La questione di quando un feto riceva un’anima rimane aperta. Le analisi etiche in campo rabbinico considerano anche la questione agraria, ad esempio, il divieto di raccogliere frutti da un albero più giovane di tre anni. Ciò solleva domande sulla legittimità dell’innesto di un ramoscello in una pianta, evidenziando l’importanza del momento in cui si forma rispetto a quando si sviluppa. Un altro argomento rilevante riguarda l’epigenetica, mettendo in luce l’importanza dell’influenza dell’ambiente materno sulla futura vita del nascituro, anche in assenza di un legame genetico diretto.
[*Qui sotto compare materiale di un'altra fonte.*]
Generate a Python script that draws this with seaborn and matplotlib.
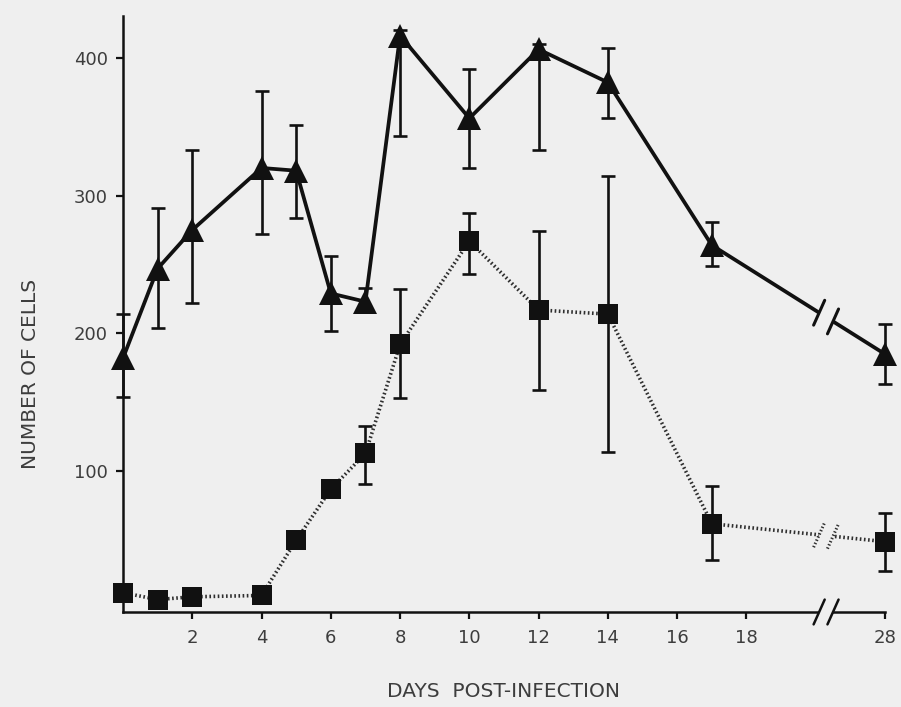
import numpy as np
import pandas as pd
import seaborn as sns
import matplotlib.pyplot as plt

# values (cells), days post-infection
days = [0, 1, 2, 4, 5, 6, 7, 8, 10, 12, 14, 17, 28]

tri_mean = [182, 247, 275, 320, 318, 229, 223, 416, 356, 406, 382, 264, 185]
tri_hi = [214, 291, 333, 376, 351, 256, 233, 420, 392, 410, 407, 281, 207]
tri_lo = [154, 204, 222, 272, 284, 202, 218, 343, 320, 333, 356, 249, 163]

sq_mean = [12, 7, 9, 10, 50, 87, 113, 192, 267, 217, 214, 62, 49]
sq_hi = [12, 7, 14, 10, 50, 87, 133, 232, 287, 274, 314, 89, 70]
sq_lo = [12, 7, 4, 10, 50, 87, 91, 153, 243, 159, 114, 36, 28]

x_tick_days = [2, 4, 6, 8, 10, 12, 14, 16, 18, 28]
y_ticks = [100, 200, 300, 400]

# axis is broken between 18 and 28: day 28 is drawn 4 days after 18
def axis_pos(d):
    d = np.asarray(d, dtype=float)
    return np.where(d > 18, d - 6, d)

brk = (20.1, 20.5)

bg = '#efefef'
ink = '#111111'
txt = '#3d3d3d'
dots = (0, (0.45, 0.7))

sns.set_style('ticks')
plt.rcParams['font.family'] = ['DejaVu Sans']

df = pd.DataFrame({'pos': np.concatenate([axis_pos(days)] * 2),
                   'cells': tri_mean + sq_mean,
                   'group': ['tri'] * len(days) + ['sq'] * len(days)})

fig = plt.figure(figsize=(9.01, 7.07), dpi=100, facecolor=bg)
ax = fig.add_axes([0.1365, 0.1344, 0.8457, 0.8426])
ax.set_facecolor(bg)

pos = axis_pos(days)

# error bars
for m, hi, lo in [(tri_mean, tri_hi, tri_lo), (sq_mean, sq_hi, sq_lo)]:
    m = np.array(m); hi = np.array(hi); lo = np.array(lo)
    ax.errorbar(pos, m, yerr=[m - lo, hi - m], fmt='none', ecolor=ink,
                elinewidth=1.9, capsize=5, capthick=1.9, zorder=2, clip_on=False)

sns.lineplot(data=df[df.group == 'tri'], x='pos', y='cells', ax=ax, sort=False,
             color=ink, lw=2.7, marker='^', markersize=17, markeredgecolor=ink,
             markeredgewidth=0, errorbar=None, zorder=3, clip_on=False)
sns.lineplot(data=df[df.group == 'sq'], x='pos', y='cells', ax=ax, sort=False,
             color='#2e2e2e', lw=2.6, linestyle=dots, marker='s',
             markersize=14, markeredgecolor=ink, markerfacecolor=ink,
             markeredgewidth=0, errorbar=None, zorder=3, clip_on=False)

# break marks on the two series and on the x axis
def break_marks(y_at, ls, lw, gap_lw, col=ink):
    ax.plot(brk, y_at, color=bg, lw=gap_lw, zorder=4, solid_capstyle='butt', clip_on=False)
    for xb, yb in zip(brk, y_at):
        ax.plot([xb - 0.16, xb + 0.16], [yb - 9, yb + 9], color=col, lw=lw,
                linestyle=ls, zorder=5, clip_on=False)

ymin = -2
xp = [axis_pos(17)[()], axis_pos(28)[()]]
break_marks(np.interp(brk, xp, [tri_mean[-2], tri_mean[-1]]), '-', 2.2, 5)
break_marks(np.interp(brk, xp, [sq_mean[-2], sq_mean[-1]]), dots, 2.2, 5, '#2e2e2e')
break_marks([ymin, ymin], '-', 1.8, 4)

ax.set_xlim(0, 22)
ax.set_ylim(ymin, 430)
ax.set_xticks(axis_pos(x_tick_days))
ax.set_xticklabels([str(d) for d in x_tick_days])
ax.set_yticks(y_ticks)
ax.set_yticklabels([str(v) for v in y_ticks])
sns.despine(ax=ax)
for s in ['left', 'bottom']:
    ax.spines[s].set_linewidth(1.8)
    ax.spines[s].set_color(ink)
ax.tick_params(length=5, width=1.6, color=ink, labelsize=13, labelcolor=txt)
ax.tick_params(axis='y', pad=6)
ax.tick_params(axis='x', pad=7)

ax.set_xlabel('DAYS  POST-INFECTION', fontsize=14.5, color=txt)
ax.set_ylabel('NUMBER OF CELLS', fontsize=14.5, color=txt)
ax.xaxis.set_label_coords(0.499, -0.134)
ax.yaxis.set_label_coords(-0.122, 0.40)
ax.xaxis.label.set_verticalalignment('center')
ax.yaxis.label.set_verticalalignment('center')

fig.savefig('out.png', dpi=100, facecolor=bg)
Inoltre, sono state affrontate questioni relative alle gravidanze gemellari, che possono creare legami familiari complessi. Infine, è stato discusso il caso di una donna incinta che non è ebrea e si converte durante la gravidanza, la tevillà vale sia per lei che per il feto. Questo solleva la questione di ciò che conta, se l’inizio o la fine della gravidanza.

La tendenza rabbinica è quindi quella di affermare che la maternità surrogata non sia lecita, ma senza imporre un divieto assoluto, limitandola bensì a casi particolari. Secondo i rabbini è importante che siano chiari tutti gli attori coinvolti. Hanno inoltre enorme rilevanza le motivazioni alla base della scelta di ricorrere alla maternità surrogata: se venga perseguita per preservare la propria carriera che verrebbe interrotta da una gravidanza, perché non si riesce a concepire naturalmente, o, infine, perché i genitori sono omosessuali. La complessità delle questioni è evidente e il dibattito in merito varia di caso in caso.

Il contributo dell’esperto in etica medica, l’avvocato Emanuele Calò, ha messo in evidenza la complessità delle leggi sulla maternità surrogata in diverse giurisdizioni, tra cui l’Italia e Israele. La Corte Suprema israeliana, oggetto di tante discussioni nel corso di quest’anno, ha permesso l’accesso alla maternità surrogata sia per uomini single sia per coppie omosessuali, mentre in Italia la legislazione attuale impone restrizioni alle coppie di sesso diverso coniugate o conviventi.

L’evento ha offerto un’occasione unica per esaminare le complesse questioni etiche e legali legate alla maternità surrogata, invitando i partecipanti a riflettere approfonditamente su questo dibattito di grande attualità.